When I was accused of being out to lunch, yes, I was a touch insulted. But they were right, and I’m open to it. My one and only parameter for agreeing to practice a little mindfulness: it must not take up extra time.  That is: I need to be able to incorporate it into the tasks I’m already doing. Well, I’ve found a few things that create minimal intrusion into my day and I thought I’d share them with you, in case you’re like me: time-strapped and not always the most present person in the room. The truth is, bringing ourselves back into the moment doesn’t need to be a long, complicated ordeal. Calling ourselves away from the stories and back into the moment is something that we actually owe to ourselves, and if I’m being honest, it’s a form of respect that we owe to those around us.

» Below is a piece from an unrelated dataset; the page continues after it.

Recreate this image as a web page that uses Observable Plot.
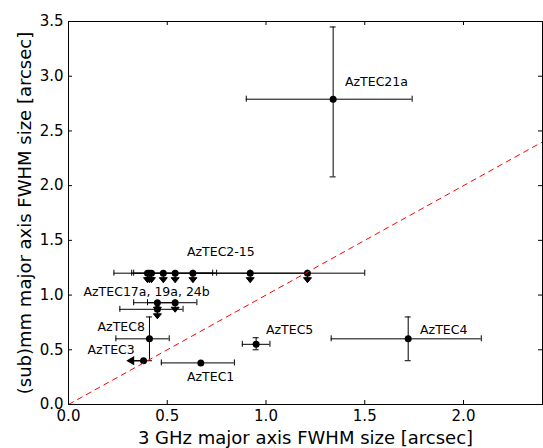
<!DOCTYPE html>
<html>
<head>
<meta charset="utf-8">
<script src="https://cdn.jsdelivr.net/npm/d3@7"></script>
<script src="https://cdn.jsdelivr.net/npm/@observablehq/plot@0.6"></script>
<style>
  html, body { margin: 0; padding: 0; background: #fff; }
  #chart svg { display: block; }
</style>
</head>
<body>
<div id="chart"></div>
<script>
// ---- Detected sources (both axes measured) ----
const detNames = ["AzTEC1", "AzTEC3", "AzTEC4", "AzTEC5", "AzTEC8", "AzTEC21a"];
const detX     = [0.67, 0.38, 1.72, 0.95, 0.41, 1.34];
const detXlo   = [0.47, null, 1.33, 0.88, 0.24, 0.90];
const detXhi   = [0.84, null, 2.09, 1.02, 0.51, 1.74];
const detY     = [0.38, 0.40, 0.60, 0.55, 0.60, 2.79];
const detYlo   = [null, null, 0.40, 0.50, 0.40, 2.08];
const detYhi   = [null, null, 0.80, 0.61, 0.80, 3.45];
const detXUpperLimit = [false, true, false, false, false, false];

// ---- (sub)mm upper limits (AzTEC2-15 row and AzTEC17a, 19a, 24b) ----
const ulX   = [0.40, 0.41, 0.42, 0.48, 0.54, 0.63, 0.92, 1.21, 0.45, 0.54, 0.45];
const ulY   = [1.20, 1.20, 1.20, 1.20, 1.20, 1.20, 1.20, 1.20, 0.93, 0.93, 0.87];
const ulXlo = [null, null, null, 0.23, 0.33, 0.32, 0.63, 0.92, 0.33, 0.40, 0.26];
const ulXhi = [null, null, null, 0.73, 0.75, 0.92, 1.21, 1.50, 0.54, 0.65, 0.58];

// ---- Annotations ----
const labelText = ["AzTEC21a", "AzTEC2-15", "AzTEC17a, 19a, 24b", "AzTEC8", "AzTEC3", "AzTEC1", "AzTEC5", "AzTEC4"];
const labelX    = [1.40, 0.60, 0.076, 0.147, 0.096, 0.60, 1.00, 1.78];
const labelY    = [2.95, 1.39, 1.03, 0.71, 0.50, 0.25, 0.68, 0.685];

// ---- Axes ----
const xDomain = [0, 2.4];
const yDomain = [0, 3.5];
const xTicks = [0, 0.5, 1.0, 1.5, 2.0];
const yTicks = [0, 0.5, 1.0, 1.5, 2.0, 2.5, 3.0, 3.5];
const xLabel = "3 GHz major axis FWHM size [arcsec]";
const yLabel = "(sub)mm major axis FWHM size [arcsec]";
const oneToOne = xDomain; // y = x line

// build tables
const det = detNames.map((name, i) => ({
  name, x: detX[i], xlo: detXlo[i], xhi: detXhi[i],
  y: detY[i], ylo: detYlo[i], yhi: detYhi[i], xul: detXUpperLimit[i]
}));
const ul = ulX.map((x, i) => ({x, y: ulY[i], xlo: ulXlo[i], xhi: ulXhi[i]}));
const labels = labelText.map((t, i) => ({t, x: labelX[i], y: labelY[i]}));
const allX = det.concat(ul);
const xErr = allX.filter(d => d.xlo != null);
const yErr = det.filter(d => d.ylo != null);

const W = 543, H = 448, mL = 68, mR = 1, mT = 21, mB = 44;
const innerW = W - mL - mR, innerH = H - mT - mB;
const tickLen = 4, cap = 3;

const downArrow = {
  draw(ctx) {
    ctx.moveTo(0, 0); ctx.lineTo(0, 9);
    ctx.moveTo(-4, 4.5); ctx.lineTo(4, 4.5); ctx.lineTo(0, 9.5); ctx.closePath();
  }
};
const leftArrow = {
  draw(ctx) {
    ctx.moveTo(0, 0); ctx.lineTo(-15, 0);
    ctx.moveTo(-10, -3.5); ctx.lineTo(-10, 3.5); ctx.lineTo(-16, 0); ctx.closePath();
  }
};

const chart = Plot.plot({
  width: W, height: H,
  marginLeft: mL, marginRight: mR, marginTop: mT, marginBottom: mB,
  style: {fontFamily: "DejaVu Sans", fontSize: "15px", color: "black", background: "white"},
  x: {domain: xDomain},
  y: {domain: yDomain},
  marks: [
    // horizontal error bars + caps
    Plot.ruleY(xErr, {x1: "xlo", x2: "xhi", y: "y", stroke: "black", strokeWidth: 1}),
    Plot.ruleX(xErr, {x: "xlo", y1: "y", y2: "y", insetTop: cap, insetBottom: cap, stroke: "black"}),
    Plot.ruleX(xErr, {x: "xhi", y1: "y", y2: "y", insetTop: cap, insetBottom: cap, stroke: "black"}),
    // vertical error bars + caps
    Plot.ruleX(yErr, {x: "x", y1: "ylo", y2: "yhi", stroke: "black", strokeWidth: 1}),
    Plot.ruleY(yErr, {y: "ylo", x1: "x", x2: "x", insetLeft: cap, insetRight: cap, stroke: "black"}),
    Plot.ruleY(yErr, {y: "yhi", x1: "x", x2: "x", insetLeft: cap, insetRight: cap, stroke: "black"}),
    // upper-limit arrows
    Plot.dot(ul, {x: "x", y: "y", symbol: downArrow, fill: "black", stroke: "black", strokeWidth: 1}),
    Plot.dot(det.filter(d => d.xul), {x: "x", y: "y", symbol: leftArrow, fill: "black", stroke: "black", strokeWidth: 1.3}),
    // points
    Plot.dot(allX, {x: "x", y: "y", r: 3.5, fill: "black", stroke: null}),
    // 1:1 line
    Plot.link([oneToOne], {x1: d => d[0], y1: d => d[0], x2: d => d[1], y2: d => d[1],
      stroke: "#ff0000", strokeWidth: 1, strokeDasharray: "6,4"}),
    // annotations
    Plot.text(labels, {x: "x", y: "y", text: "t", textAnchor: "start", fontSize: 12.5, fill: "black"}),
    // inward ticks on all sides
    Plot.tickX(xTicks, {x: d => d, insetTop: innerH - tickLen, stroke: "black"}),
    Plot.tickX(xTicks, {x: d => d, insetBottom: innerH - tickLen, stroke: "black"}),
    Plot.tickY(yTicks, {y: d => d, insetRight: innerW - tickLen, stroke: "black"}),
    Plot.tickY(yTicks, {y: d => d, insetLeft: innerW - tickLen, stroke: "black"}),
    Plot.frame({stroke: "black", strokeWidth: 1}),
    Plot.axisX({ticks: xTicks, tickFormat: d3.format(".1f"), tickSize: 0, tickPadding: 6, fontSize: 15, label: null}),
    Plot.axisY({ticks: yTicks, tickFormat: d3.format(".1f"), tickSize: 0, tickPadding: 5, fontSize: 15, label: null}),
    // axis titles
    Plot.text([xLabel], {text: d => d, frameAnchor: "bottom", textAnchor: "middle", lineAnchor: "middle", dy: 34, fontSize: 18, fill: "black"}),
    Plot.text([yLabel], {text: d => d, frameAnchor: "left", textAnchor: "middle", lineAnchor: "middle", dx: -43, rotate: -90, fontSize: 18, fill: "black"})
  ]
});
document.getElementById("chart").appendChild(chart);
</script>
</body>
</html>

  • Go back to your breath. Hands down, the simplest way that I’ve found for getting back to the present is to slow down and tune into my breath. Slow it way down, count to 4 on the inhale and notice the physical sensations. Count to 4 on the exhale and allow yourself to soften, melt and relax.
  • Walk without distraction: When you’re walking outdoors especially, but when you’re walking anywhere really, put your phone away and use that time to specifically get curious about what’s around you right now. Take just a few minutes to notice your surroundings, feel the earth under your feet, notice the temperature of the air, the sounds and smells. Tune into that moment.
  • Enjoy without distraction: Take a couple of moments to yourself when you’re enjoying your coffee, or whatever it is that you enjoy. Take just just two minutes to notice and appreciate the flavours, textures, smells, temperatures, how the mug feels in your hand, the sound of your spoon when you stir, how the first sip for you. We most often are either unfocused or rushing and don’t truly tune into the simple enjoyment that’s right in front of us.

The truth is, this stuff sounds super simple, but it’s normal to notice our thoughts leaving the room, and we’ll have to call them back. Approach this little exercise with curiosity, not judgement and get ready for a rewarding practice that will help you be more present for yourself and also for those around you.